Masa mengasuh anak menurut mazhab hanafi habis kalau anak
itu sudah tidak membutuhkan pemeliharaan wanita dan sudah sanggup melaksanakan
apa-apa keperluannya yang vital. Untuk anak putri diperpanjang sampai ia
dewasa, tanpa adanya ketentuan berapa tahun umurnya menurut pendapat yang lama.
Berdasarkan ketentuan dalam Pasal 98
Kompilasi Hukum Islam, yang menetapkan bahwa batas pemeliharaan anak sampai
usia dewasa atau mampu berdiri sendiri dalah 21 tahun, sepanjang anak itu tidak
cacat fisik maupun mental atau belum pernah melangsungkan perkawinan. Kemudian
menurut ketentuan dalam Pasal 105 Kompilasi Hukum Islam, bahwa pemeliharaan
anak belum mumayyiz atau belum
berumur 12 tahun dalam hal terjadinya perceraian adalah hak ibunya. Bagi yang
sudah mumayyiz diserahkan kepada anak
untuk memilih di antara ayah atau ibunya sebagai pemegang hak pemeliharaannya.
Semua biaya pemeliharaan anak tadi ditanggung oleh ayahnya.
Orang tua juga dituntut untuk menyelenggarakan nafkah
bagi anak-anaknya sesuai dengan kemampuan dan kadar rezeki yang ada padanya.
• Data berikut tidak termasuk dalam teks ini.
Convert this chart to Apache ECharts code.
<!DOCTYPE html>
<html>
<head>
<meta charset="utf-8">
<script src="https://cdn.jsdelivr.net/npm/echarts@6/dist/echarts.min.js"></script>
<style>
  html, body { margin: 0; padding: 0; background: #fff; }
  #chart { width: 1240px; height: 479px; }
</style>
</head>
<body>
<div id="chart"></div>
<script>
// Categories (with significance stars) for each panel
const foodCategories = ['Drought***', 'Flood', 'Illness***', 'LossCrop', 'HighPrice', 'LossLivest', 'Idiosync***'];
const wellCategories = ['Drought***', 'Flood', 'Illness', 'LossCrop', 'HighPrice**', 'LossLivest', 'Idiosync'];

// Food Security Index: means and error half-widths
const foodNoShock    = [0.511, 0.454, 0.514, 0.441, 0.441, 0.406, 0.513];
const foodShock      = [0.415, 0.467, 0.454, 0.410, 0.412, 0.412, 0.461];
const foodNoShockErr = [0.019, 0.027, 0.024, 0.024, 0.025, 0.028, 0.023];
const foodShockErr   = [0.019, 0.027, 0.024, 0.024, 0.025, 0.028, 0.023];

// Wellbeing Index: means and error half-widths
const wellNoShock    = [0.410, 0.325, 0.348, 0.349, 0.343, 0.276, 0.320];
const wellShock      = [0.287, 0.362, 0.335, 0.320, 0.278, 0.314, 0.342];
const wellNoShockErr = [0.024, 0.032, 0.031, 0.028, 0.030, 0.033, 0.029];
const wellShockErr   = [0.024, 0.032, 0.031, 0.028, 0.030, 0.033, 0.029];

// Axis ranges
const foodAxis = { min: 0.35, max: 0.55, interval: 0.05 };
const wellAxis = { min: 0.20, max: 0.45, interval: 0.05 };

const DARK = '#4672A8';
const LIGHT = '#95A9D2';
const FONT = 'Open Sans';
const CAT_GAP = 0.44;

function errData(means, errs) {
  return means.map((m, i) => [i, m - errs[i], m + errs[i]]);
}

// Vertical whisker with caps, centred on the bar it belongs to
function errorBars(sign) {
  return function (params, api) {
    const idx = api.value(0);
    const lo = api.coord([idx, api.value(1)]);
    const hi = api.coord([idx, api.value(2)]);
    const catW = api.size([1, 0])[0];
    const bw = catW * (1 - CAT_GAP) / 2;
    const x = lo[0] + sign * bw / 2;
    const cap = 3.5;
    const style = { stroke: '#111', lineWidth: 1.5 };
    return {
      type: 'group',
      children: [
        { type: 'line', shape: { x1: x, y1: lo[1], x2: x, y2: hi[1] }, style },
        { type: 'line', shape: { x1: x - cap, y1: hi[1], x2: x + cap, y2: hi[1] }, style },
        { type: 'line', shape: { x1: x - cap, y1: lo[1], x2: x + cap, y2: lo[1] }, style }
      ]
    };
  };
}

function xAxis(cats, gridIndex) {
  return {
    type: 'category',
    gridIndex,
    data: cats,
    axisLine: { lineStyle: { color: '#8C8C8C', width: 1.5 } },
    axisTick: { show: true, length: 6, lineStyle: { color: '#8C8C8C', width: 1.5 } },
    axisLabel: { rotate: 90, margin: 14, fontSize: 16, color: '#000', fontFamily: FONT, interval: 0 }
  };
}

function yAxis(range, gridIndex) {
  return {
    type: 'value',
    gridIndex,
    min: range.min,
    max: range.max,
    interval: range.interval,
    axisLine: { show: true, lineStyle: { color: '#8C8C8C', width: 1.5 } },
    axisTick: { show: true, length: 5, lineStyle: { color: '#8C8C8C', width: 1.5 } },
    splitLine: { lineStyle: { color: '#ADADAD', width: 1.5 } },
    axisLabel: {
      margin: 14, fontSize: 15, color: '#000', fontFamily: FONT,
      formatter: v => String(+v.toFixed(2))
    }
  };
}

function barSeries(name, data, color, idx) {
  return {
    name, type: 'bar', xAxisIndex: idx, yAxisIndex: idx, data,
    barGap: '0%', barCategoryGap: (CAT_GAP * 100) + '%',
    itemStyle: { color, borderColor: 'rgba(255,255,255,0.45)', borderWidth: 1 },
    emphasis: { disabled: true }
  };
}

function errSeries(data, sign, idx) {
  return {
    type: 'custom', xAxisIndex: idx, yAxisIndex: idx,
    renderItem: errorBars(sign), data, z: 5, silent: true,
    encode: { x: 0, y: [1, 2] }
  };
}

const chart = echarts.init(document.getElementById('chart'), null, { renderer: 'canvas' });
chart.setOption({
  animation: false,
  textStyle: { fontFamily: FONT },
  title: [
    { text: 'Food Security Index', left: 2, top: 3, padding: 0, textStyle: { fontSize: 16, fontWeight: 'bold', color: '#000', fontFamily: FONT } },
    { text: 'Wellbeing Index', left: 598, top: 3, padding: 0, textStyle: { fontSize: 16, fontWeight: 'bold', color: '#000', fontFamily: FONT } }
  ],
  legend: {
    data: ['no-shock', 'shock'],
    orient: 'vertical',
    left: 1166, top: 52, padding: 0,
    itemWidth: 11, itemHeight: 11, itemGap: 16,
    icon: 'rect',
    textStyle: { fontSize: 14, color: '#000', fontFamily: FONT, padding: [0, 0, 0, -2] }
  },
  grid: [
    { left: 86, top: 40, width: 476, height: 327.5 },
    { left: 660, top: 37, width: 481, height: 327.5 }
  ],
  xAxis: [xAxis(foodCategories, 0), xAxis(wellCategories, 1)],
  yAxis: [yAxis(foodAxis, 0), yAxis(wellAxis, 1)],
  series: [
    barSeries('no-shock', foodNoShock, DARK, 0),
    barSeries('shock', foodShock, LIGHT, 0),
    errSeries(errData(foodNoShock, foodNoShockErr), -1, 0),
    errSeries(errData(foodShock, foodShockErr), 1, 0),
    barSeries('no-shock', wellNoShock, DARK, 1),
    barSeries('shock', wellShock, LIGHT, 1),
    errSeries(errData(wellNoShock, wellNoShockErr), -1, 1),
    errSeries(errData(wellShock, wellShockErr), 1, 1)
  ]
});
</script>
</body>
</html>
Islam mewajibkan kepada seorang ayah untuk memberi nafkah kepada anak-anak dan
ibunya, sedangkan ibunya berkewajiban untuk mengasuh, memelihara, dan mendidik
anak-anaknya tersebut. Tugas penyapihan atau penyususan paling lama 2 tahun dan
dapat dihentikan sebelum 2 tahun jika ada persetujuan di antara kedua suami
istri. Apabila untuk jangka waktu tersebut, ibunya tidak sanggup menyusui
anaknya, maka atas kesepakatan bersama dapat saja dialihkan kepada orang lain
dengan memberikan upah yang patut kepada ibu susuannya. Istri yang dicerai
dapat menuntut agar suaminya memberi upah yang patut atas penyapihan atas
penyususan anaknya tersebut.
5. Putusnya
Perkawinan
Istilah ‘putus’ dapat diganti istilah lain (ander word), yaitu “penghentian” atau
“pecah” perkawinan, tiga istilah tersebut mempunyai pengertian (makna) sama.
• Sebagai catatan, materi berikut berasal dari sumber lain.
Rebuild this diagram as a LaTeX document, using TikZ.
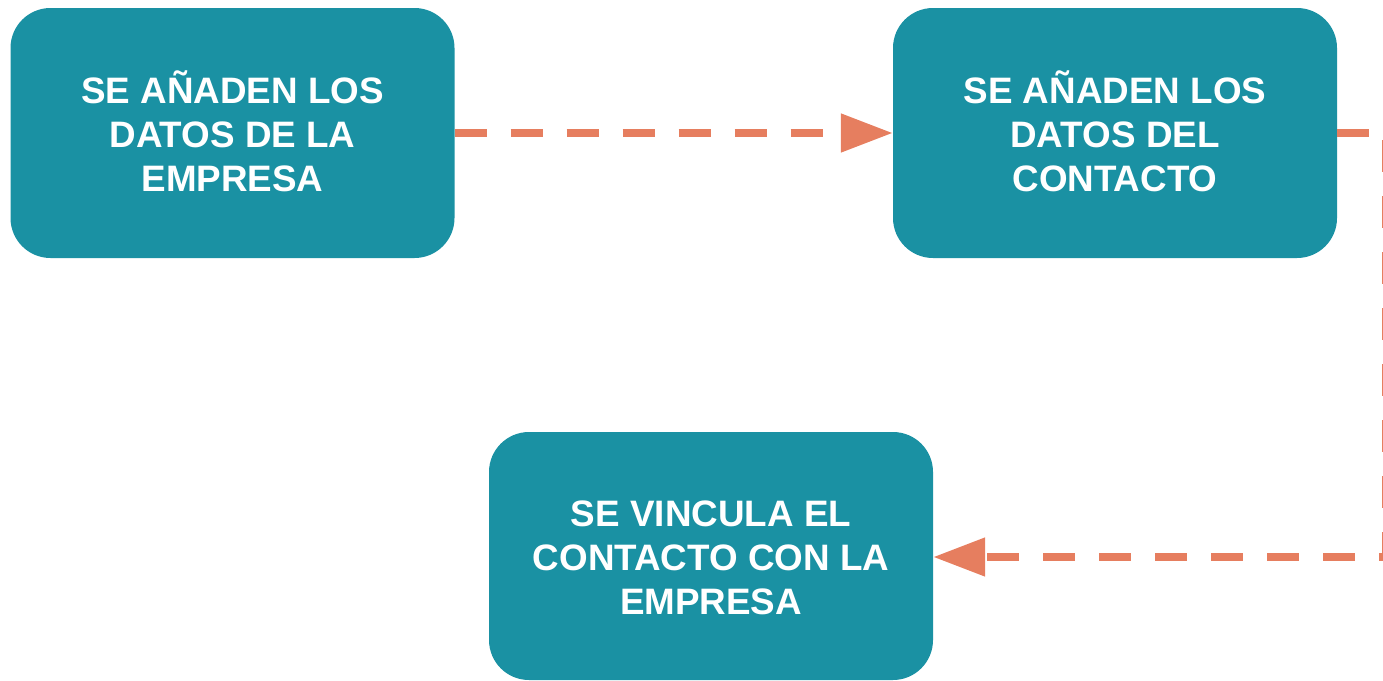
\documentclass[tikz,border=0pt]{standalone}
\usepackage{fontspec}
\setmainfont{Liberation Sans}
\usetikzlibrary{arrows.meta}
\definecolor{teal1}{HTML}{1A91A3}
\definecolor{orange1}{HTML}{E67E5F}
\begin{document}
\begin{tikzpicture}[x=1pt,y=1pt,
  stepbox/.style={fill=teal1, draw=none, rounded corners=40pt, minimum width=444pt, minimum height=250pt, inner sep=0pt, text width=420pt, align=center, text=white, font=\bfseries\fontsize{36.8}{44}\selectfont},
  boxtext/.style={text=white, align=center, font=\bfseries\fontsize{36.8}{44}\selectfont},
  flow/.style={draw=orange1, line width=8pt, dash pattern=on 32pt off 24pt, -{Triangle[length=52pt,width=37pt]}}]
\clip (0,0) rectangle (1383,-680);
\node[stepbox] (a) at (232.5,-133) {};
\node[stepbox] (b) at (1115,-133) {};
\node[stepbox, minimum height=248pt] (c) at (711,-556) {};
\node[boxtext] (ta) at ([yshift=2pt]a.center) {SE AÑADEN LOS\\DATOS DE LA\\EMPRESA};
\node[boxtext] (tb) at ([yshift=2pt]b.center) {SE AÑADEN LOS\\DATOS DEL\\CONTACTO};
\node[boxtext] (tc) at ([yshift=-2pt]c.center) {SE VINCULA EL\\CONTACTO CON LA\\EMPRESA};
\coordinate (r1) at (1386,-133);
\coordinate (r2) at (1386,-557);
\draw[flow] (a.east |- r1) -- (b.west |- r1);
\draw[flow] (b.east |- r1) -- (r1) -- (r2) -- (c.east |- r2);
\end{tikzpicture}
\end{document}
“Pecah” menurut kamus berarti terbelah menjadi beberapa bagian; retak; atau
rekah; bercerai berai; sedang “putus” berarti tidak berhubungan lagi; berpisah,
selesai atau rampung dan “henti” berarti stop, tidak boleh jalan.
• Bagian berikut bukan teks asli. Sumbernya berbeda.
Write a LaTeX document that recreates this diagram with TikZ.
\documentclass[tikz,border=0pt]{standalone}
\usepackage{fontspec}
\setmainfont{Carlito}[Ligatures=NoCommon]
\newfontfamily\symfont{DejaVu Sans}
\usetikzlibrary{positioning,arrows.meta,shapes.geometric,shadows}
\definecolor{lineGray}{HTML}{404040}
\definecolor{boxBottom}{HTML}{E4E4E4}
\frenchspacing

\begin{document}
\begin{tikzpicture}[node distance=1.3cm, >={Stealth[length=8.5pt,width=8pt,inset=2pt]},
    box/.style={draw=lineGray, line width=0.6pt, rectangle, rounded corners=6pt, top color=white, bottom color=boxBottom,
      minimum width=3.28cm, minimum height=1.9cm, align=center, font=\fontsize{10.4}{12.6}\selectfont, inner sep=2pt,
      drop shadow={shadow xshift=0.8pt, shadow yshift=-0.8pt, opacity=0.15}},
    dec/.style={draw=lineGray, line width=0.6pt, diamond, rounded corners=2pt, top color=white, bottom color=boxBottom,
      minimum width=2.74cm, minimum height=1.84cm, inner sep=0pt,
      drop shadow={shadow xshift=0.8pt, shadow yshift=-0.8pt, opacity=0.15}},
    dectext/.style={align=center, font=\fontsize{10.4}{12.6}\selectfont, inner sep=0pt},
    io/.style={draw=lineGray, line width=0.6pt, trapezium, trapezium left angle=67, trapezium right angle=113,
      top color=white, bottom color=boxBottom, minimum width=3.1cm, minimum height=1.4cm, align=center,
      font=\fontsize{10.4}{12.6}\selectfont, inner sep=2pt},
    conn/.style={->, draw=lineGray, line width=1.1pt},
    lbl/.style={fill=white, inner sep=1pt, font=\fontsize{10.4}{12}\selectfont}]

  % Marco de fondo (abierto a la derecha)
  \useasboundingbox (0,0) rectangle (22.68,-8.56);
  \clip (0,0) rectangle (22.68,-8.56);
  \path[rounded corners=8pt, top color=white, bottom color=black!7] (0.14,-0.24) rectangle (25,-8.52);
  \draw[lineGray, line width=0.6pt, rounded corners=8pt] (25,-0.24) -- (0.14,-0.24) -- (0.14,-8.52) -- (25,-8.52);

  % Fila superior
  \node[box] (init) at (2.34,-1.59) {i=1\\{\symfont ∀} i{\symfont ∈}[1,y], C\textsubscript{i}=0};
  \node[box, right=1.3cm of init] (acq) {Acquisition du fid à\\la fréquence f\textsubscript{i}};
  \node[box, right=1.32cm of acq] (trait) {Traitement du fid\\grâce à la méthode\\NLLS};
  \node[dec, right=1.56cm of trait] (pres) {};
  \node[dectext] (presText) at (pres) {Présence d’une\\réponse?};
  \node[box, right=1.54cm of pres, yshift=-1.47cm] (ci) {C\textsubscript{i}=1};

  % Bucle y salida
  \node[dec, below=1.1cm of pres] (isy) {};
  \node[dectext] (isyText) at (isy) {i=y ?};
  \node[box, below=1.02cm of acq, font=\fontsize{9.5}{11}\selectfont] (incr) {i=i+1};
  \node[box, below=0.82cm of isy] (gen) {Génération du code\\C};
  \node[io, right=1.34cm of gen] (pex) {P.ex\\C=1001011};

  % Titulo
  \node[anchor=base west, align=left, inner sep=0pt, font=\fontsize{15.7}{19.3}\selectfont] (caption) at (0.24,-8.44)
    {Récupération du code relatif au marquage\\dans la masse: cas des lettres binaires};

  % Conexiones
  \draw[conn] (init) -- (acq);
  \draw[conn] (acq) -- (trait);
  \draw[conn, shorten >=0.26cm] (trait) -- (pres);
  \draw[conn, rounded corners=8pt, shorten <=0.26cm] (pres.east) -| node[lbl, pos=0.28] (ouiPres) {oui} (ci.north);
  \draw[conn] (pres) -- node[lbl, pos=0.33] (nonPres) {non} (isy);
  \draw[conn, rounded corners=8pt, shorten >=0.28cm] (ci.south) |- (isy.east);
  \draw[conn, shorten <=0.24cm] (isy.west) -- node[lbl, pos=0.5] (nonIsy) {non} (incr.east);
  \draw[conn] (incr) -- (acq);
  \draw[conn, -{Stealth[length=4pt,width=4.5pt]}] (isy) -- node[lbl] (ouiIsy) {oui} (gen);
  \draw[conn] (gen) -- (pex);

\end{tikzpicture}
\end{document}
Berdasarkan ketentuan dalam Pasal 38 UUP mengenai
penyebab putusnya perkawinan, ditetapkan bahwa:
“perkawinan dapat putus karena:
a.
Kematian;
b.
Perceraian;
dan
c.
Atas
keputusan pengadilan.”
a. Putusnya
Perkawinan karena Kematian
Putusnya perkawinan karena kematian adalah putusnya
hubungan perkawinan dikarenakan salah seorang dari suami istri meninggal dunia.
Secara hukum sejak meninggal dunianya salah seorang suami istri, putuslah
hubungan perkawinan mereka. Suami atau istri yang masih hidup dibolehkan untuk
menikah lagi, asal memenuhi kembali syarat-syarat perkawinan.
b. Putusnya
Perkawinan karena Perceraian
Putusnya hubungan perkawinan karena perceraian adalah
putusnya ikatan perkawinan sebab dinyatakan talak oleh seorang suami terhadap
istrinya yang perkawinannya dilangsungkan menurut agama Islam, yang dapat pula
disebut dengan “cerai talak”. Cerai talak ini selain diperuntukkan bagi seorang
suami yang telah melangsungkan perkawinan menurut agama Islam yang akan
menceraikan istrinya, juga dapat dimanfaatkan oleh istri jika suami melanggar
perjanjian taklik talak.
Dalam Pasal 39 UUP dinyatakan:
(1)
Perceraian
hanya dapat dilakukan didepan sidang pengadilan setelah pengadilan yang
bersangkutan berusaha dan tidak berhasil mendamaikan kedua belah pihak.
(2)
Untuk
melakukan perceraian itu, harus ada cukup alasan bahwa antara suami istri itu
tidak akan dapat hidup rukun sebagai suami istri.
Dalam hukum Islam,
jika terjadi perselisihan yang tajam antara suami istri, hendaklah hendaknya
istri jangan buru-buru minta talak atau suami segera menjatuhkan talak. Islam
mengajarkan, bahwa talak itu baru bisa dijatuhkan apabila dua juru pendamai (hakam) yang masing-masing diangkat dari
pihak keluarga suami dan istri ternyata tidak berhasil dalam usahanya untuk
mendamaikan kedua suami istri itu mengenai hal yang menjadi perselisihan di
antara mereka. Diaturnya cara yang demikian sebagai upaya untuk mempersukar
terjadinya perceraian. Perbuatan perceraian walaupun suatu perbuatan yang
halal, tetapi tidak disenangi oleh Allah SWT.
Hakam yang diberi
tugas untuk menyelesaikan dan mendamaikan suami istri yang berselisih itu juga
harus bertindak dan bersikap jujur dan adil, tidak boleh memihak pada salah
satu dari suami istri yang dihakaminya, sehingga mengakibatkan kesimpulan yang
diambil bernilai subyektif dan lebih mengarah kepada percepatan terjadinya
perceraian. Juru damai harus berupaya mendamaikan mereka kembali, jangan sampai
memilih peceraian sebagai alternatif terbaik bagi mereka.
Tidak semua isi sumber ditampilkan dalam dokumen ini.